■ **TO BE DONE**
Can you set down, exactly as they appear below, the lines from the opening of the material through the one bearing "const BX = 6.7, BY", minus the pictures?

■ **RECORDS SHOWN**
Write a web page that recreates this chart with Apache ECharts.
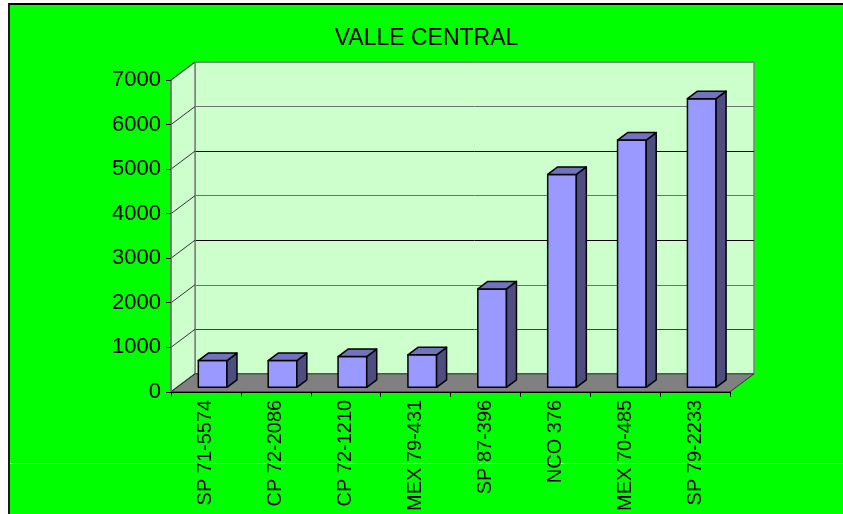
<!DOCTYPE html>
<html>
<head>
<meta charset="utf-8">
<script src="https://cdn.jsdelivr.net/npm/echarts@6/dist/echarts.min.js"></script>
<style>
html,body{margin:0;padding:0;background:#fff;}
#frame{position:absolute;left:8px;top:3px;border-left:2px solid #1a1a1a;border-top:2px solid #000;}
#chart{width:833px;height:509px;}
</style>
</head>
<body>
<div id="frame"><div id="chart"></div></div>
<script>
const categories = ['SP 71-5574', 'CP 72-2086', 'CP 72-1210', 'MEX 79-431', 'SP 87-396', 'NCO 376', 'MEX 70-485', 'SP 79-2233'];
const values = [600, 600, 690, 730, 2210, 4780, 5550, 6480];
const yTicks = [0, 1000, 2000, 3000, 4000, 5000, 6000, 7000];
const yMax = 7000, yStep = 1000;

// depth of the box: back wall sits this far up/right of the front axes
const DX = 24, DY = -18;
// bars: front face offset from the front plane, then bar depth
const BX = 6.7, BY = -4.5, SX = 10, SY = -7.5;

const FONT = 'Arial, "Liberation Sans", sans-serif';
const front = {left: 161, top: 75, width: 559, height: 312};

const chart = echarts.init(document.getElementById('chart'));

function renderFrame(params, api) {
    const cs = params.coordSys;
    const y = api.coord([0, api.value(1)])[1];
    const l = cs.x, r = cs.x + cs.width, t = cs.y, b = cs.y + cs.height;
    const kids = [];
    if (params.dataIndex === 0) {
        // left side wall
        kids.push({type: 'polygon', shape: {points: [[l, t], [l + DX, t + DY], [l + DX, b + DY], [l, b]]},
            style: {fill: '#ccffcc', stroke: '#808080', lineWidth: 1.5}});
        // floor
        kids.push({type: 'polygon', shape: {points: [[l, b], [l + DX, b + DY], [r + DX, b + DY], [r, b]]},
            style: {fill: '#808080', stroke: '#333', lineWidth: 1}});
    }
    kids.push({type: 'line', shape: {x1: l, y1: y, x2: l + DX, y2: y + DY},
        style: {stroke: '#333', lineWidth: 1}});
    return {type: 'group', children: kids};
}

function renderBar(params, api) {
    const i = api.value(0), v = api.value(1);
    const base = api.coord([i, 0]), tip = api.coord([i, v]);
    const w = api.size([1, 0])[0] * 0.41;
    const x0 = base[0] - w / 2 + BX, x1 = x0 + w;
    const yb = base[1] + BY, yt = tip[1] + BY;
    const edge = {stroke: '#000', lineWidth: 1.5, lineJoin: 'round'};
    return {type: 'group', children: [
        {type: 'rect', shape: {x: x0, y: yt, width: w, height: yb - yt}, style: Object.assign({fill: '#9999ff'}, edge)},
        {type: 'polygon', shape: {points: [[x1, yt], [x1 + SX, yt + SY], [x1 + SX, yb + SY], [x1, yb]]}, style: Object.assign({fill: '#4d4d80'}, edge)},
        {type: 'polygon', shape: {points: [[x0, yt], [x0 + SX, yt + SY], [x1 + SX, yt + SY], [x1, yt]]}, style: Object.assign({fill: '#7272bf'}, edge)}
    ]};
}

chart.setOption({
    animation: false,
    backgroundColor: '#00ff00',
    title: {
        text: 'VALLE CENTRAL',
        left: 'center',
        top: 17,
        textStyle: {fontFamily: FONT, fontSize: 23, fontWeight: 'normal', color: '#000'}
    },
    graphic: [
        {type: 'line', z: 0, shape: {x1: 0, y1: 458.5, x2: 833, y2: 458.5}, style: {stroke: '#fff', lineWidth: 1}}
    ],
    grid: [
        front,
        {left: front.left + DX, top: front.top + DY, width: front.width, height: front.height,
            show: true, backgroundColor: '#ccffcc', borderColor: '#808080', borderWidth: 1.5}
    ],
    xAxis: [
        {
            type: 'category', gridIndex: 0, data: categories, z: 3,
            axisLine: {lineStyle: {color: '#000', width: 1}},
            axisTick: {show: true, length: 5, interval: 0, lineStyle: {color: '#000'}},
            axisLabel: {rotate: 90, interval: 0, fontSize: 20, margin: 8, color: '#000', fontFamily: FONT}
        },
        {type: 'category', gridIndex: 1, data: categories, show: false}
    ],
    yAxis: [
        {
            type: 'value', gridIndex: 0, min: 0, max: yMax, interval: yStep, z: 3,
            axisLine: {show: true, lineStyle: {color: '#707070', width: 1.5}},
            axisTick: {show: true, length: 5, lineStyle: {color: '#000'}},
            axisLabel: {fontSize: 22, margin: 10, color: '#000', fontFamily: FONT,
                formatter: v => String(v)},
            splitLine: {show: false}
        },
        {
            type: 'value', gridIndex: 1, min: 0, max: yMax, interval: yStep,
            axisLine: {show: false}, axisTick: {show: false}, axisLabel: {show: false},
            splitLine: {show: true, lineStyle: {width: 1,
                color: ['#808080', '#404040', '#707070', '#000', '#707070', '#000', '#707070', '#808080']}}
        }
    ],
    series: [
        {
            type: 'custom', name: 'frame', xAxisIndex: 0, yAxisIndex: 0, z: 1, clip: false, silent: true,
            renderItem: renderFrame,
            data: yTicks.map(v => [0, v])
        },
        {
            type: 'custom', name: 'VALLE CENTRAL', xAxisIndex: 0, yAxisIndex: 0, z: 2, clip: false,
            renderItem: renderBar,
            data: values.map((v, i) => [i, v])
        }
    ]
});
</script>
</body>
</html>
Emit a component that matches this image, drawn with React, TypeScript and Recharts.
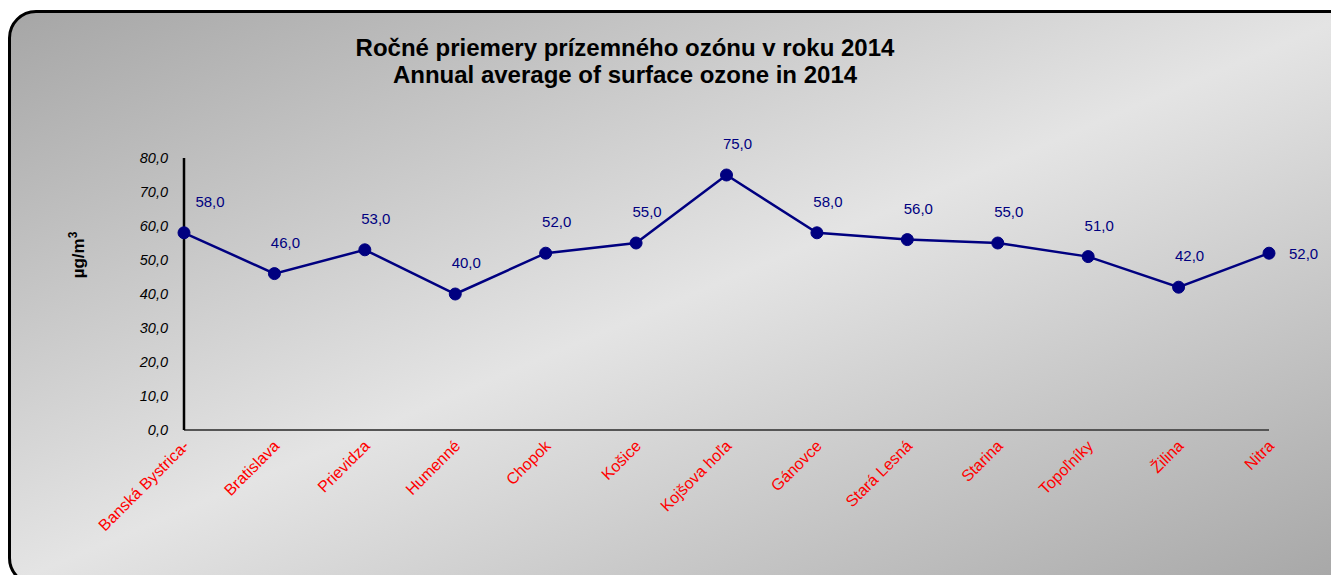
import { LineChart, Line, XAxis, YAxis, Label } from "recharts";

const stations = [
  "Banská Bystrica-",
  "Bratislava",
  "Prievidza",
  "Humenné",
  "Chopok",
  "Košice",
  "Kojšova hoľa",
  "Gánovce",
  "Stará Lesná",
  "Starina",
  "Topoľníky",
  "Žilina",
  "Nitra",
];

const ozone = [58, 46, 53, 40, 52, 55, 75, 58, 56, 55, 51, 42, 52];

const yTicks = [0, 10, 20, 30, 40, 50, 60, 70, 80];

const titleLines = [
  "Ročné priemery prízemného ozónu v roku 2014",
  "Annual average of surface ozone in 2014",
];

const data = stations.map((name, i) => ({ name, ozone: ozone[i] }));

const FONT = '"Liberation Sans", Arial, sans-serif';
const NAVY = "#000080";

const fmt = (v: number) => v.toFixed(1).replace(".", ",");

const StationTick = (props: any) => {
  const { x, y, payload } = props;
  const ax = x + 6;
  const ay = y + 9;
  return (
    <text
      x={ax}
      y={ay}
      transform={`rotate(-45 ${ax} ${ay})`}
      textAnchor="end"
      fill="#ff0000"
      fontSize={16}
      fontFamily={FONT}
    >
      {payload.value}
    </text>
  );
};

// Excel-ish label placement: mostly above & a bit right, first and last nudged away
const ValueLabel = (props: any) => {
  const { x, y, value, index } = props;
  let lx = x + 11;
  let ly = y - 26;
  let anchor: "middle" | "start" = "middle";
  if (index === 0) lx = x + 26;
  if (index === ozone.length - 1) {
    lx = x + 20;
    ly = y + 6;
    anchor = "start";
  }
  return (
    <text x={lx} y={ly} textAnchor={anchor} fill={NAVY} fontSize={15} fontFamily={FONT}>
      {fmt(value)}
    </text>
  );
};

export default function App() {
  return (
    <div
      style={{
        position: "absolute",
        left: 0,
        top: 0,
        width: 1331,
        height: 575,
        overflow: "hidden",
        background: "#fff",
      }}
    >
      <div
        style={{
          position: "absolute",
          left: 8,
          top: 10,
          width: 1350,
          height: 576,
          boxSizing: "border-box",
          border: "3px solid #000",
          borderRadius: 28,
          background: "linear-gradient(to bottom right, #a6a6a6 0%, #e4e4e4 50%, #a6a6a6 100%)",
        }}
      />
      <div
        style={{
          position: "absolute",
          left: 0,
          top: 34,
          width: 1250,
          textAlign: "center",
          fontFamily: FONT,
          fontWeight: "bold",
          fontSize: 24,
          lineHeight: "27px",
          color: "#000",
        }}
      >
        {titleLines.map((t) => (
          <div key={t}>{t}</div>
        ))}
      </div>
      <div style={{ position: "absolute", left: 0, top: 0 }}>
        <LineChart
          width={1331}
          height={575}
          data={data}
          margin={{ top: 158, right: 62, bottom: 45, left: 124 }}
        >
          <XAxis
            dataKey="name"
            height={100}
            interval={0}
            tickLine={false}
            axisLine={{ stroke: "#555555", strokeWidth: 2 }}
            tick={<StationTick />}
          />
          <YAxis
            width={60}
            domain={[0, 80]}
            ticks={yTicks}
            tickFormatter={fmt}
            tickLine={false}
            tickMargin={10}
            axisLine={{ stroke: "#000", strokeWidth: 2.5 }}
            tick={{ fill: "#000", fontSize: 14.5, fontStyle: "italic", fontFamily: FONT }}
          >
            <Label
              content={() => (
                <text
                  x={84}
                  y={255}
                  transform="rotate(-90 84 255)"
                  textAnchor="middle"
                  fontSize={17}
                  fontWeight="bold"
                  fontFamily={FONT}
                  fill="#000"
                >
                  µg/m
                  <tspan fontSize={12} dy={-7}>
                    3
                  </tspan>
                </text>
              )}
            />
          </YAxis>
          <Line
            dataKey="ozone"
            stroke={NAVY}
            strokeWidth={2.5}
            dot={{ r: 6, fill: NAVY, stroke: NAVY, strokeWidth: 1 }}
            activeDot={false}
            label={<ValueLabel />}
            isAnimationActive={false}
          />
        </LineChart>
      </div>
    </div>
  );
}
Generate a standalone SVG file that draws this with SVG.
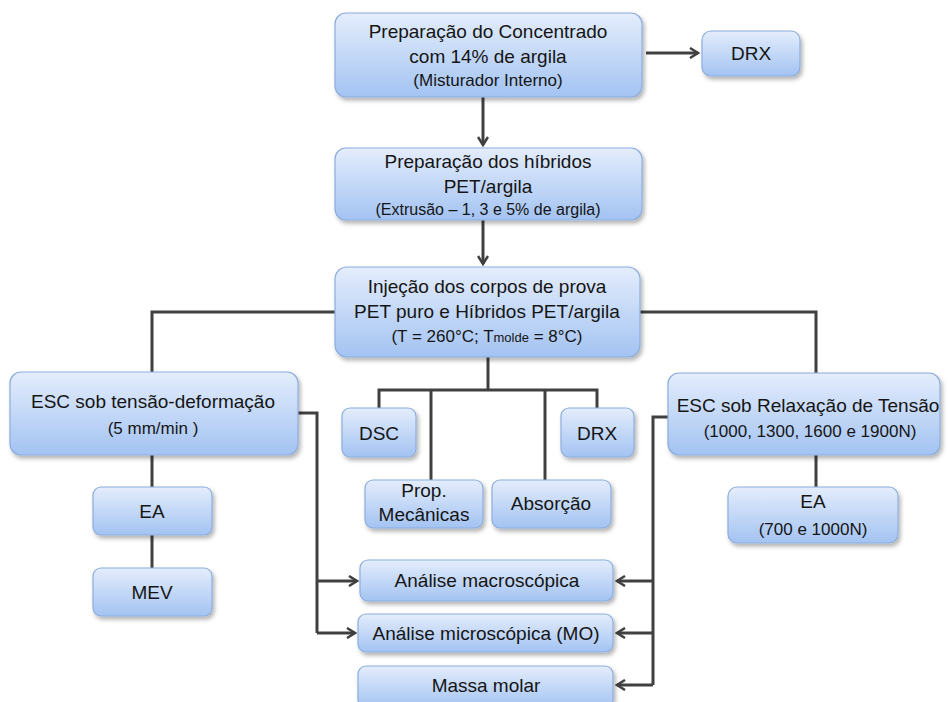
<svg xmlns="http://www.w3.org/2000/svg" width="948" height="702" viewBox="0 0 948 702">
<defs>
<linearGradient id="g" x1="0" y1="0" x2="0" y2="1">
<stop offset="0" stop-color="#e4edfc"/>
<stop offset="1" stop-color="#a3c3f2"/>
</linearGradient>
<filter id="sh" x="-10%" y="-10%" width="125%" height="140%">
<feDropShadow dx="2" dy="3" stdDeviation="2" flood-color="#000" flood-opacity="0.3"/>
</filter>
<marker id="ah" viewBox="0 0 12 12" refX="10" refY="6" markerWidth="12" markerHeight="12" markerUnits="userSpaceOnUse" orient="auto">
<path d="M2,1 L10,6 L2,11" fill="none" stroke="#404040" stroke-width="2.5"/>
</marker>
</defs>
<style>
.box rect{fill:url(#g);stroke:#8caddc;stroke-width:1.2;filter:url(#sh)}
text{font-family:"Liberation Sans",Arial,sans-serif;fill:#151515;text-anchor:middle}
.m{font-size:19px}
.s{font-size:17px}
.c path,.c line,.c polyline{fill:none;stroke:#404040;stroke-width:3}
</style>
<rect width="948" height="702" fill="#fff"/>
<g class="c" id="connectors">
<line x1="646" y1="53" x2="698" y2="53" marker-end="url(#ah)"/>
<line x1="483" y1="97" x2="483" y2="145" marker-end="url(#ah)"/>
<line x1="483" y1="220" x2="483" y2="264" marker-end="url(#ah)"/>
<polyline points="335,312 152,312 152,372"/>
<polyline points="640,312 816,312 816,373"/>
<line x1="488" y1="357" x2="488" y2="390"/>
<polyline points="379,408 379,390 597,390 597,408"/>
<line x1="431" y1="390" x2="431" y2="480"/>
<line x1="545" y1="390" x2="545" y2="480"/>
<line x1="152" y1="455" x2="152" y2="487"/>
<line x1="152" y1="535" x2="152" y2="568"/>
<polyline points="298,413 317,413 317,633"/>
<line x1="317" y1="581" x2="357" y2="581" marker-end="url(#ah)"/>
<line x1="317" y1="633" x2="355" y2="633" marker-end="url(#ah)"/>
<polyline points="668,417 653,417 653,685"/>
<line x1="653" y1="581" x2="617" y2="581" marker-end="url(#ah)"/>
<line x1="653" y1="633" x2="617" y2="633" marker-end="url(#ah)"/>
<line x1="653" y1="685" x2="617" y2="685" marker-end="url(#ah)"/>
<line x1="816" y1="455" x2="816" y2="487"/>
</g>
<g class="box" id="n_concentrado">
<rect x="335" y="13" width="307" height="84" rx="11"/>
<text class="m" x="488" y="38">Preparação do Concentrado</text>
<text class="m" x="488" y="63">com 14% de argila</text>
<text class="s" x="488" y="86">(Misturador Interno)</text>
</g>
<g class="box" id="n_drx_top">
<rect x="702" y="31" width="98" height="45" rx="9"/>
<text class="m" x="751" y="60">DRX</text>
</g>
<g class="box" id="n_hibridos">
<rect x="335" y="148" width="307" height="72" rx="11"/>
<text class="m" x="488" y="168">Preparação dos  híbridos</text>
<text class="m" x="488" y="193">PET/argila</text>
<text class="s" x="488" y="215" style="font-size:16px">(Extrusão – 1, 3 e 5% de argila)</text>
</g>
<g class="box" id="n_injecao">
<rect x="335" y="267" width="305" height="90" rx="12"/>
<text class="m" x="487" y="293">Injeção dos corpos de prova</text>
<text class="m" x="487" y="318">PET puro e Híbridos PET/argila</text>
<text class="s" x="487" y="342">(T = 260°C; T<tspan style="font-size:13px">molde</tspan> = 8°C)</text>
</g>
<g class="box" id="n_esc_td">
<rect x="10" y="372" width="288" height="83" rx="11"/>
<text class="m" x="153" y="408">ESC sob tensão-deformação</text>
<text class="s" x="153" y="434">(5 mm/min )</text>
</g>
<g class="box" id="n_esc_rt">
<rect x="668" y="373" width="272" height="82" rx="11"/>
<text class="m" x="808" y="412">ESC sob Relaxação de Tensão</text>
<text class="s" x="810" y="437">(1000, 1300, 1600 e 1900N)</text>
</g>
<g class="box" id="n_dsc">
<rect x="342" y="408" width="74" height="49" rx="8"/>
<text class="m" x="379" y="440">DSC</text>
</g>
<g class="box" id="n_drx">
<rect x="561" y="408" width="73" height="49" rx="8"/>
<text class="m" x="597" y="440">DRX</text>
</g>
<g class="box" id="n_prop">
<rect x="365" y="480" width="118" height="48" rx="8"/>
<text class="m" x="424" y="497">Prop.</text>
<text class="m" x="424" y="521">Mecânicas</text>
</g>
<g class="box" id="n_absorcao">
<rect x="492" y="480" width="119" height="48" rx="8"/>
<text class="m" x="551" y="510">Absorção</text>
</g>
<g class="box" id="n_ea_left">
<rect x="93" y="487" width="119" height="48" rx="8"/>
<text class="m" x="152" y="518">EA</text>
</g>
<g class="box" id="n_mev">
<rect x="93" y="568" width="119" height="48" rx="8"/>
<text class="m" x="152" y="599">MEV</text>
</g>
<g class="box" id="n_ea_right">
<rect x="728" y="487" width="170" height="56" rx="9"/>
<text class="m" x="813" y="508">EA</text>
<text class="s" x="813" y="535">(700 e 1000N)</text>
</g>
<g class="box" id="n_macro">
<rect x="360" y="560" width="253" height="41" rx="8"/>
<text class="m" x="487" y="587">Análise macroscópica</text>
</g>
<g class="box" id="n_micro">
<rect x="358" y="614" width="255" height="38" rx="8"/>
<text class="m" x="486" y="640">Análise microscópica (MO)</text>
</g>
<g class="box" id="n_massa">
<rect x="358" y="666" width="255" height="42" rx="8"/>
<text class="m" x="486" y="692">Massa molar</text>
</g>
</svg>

■ **TASK SOLUTION**
Write a web page that recreates this chart with Apache ECharts.
<!DOCTYPE html>
<html>
<head>
<meta charset="utf-8">
<script src="https://cdn.jsdelivr.net/npm/echarts@6/dist/echarts.min.js"></script>
<style>
html,body{margin:0;padding:0;background:#fff;}
#frame{position:absolute;left:8px;top:3px;border-left:2px solid #1a1a1a;border-top:2px solid #000;}
#chart{width:833px;height:509px;}
</style>
</head>
<body>
<div id="frame"><div id="chart"></div></div>
<script>
const categories = ['SP 71-5574', 'CP 72-2086', 'CP 72-1210', 'MEX 79-431', 'SP 87-396', 'NCO 376', 'MEX 70-485', 'SP 79-2233'];
const values = [600, 600, 690, 730, 2210, 4780, 5550, 6480];
const yTicks = [0, 1000, 2000, 3000, 4000, 5000, 6000, 7000];
const yMax = 7000, yStep = 1000;

// depth of the box: back wall sits this far up/right of the front axes
const DX = 24, DY = -18;
// bars: front face offset from the front plane, then bar depth
const BX = 6.7, BY = -4.5, SX = 10, SY = -7.5;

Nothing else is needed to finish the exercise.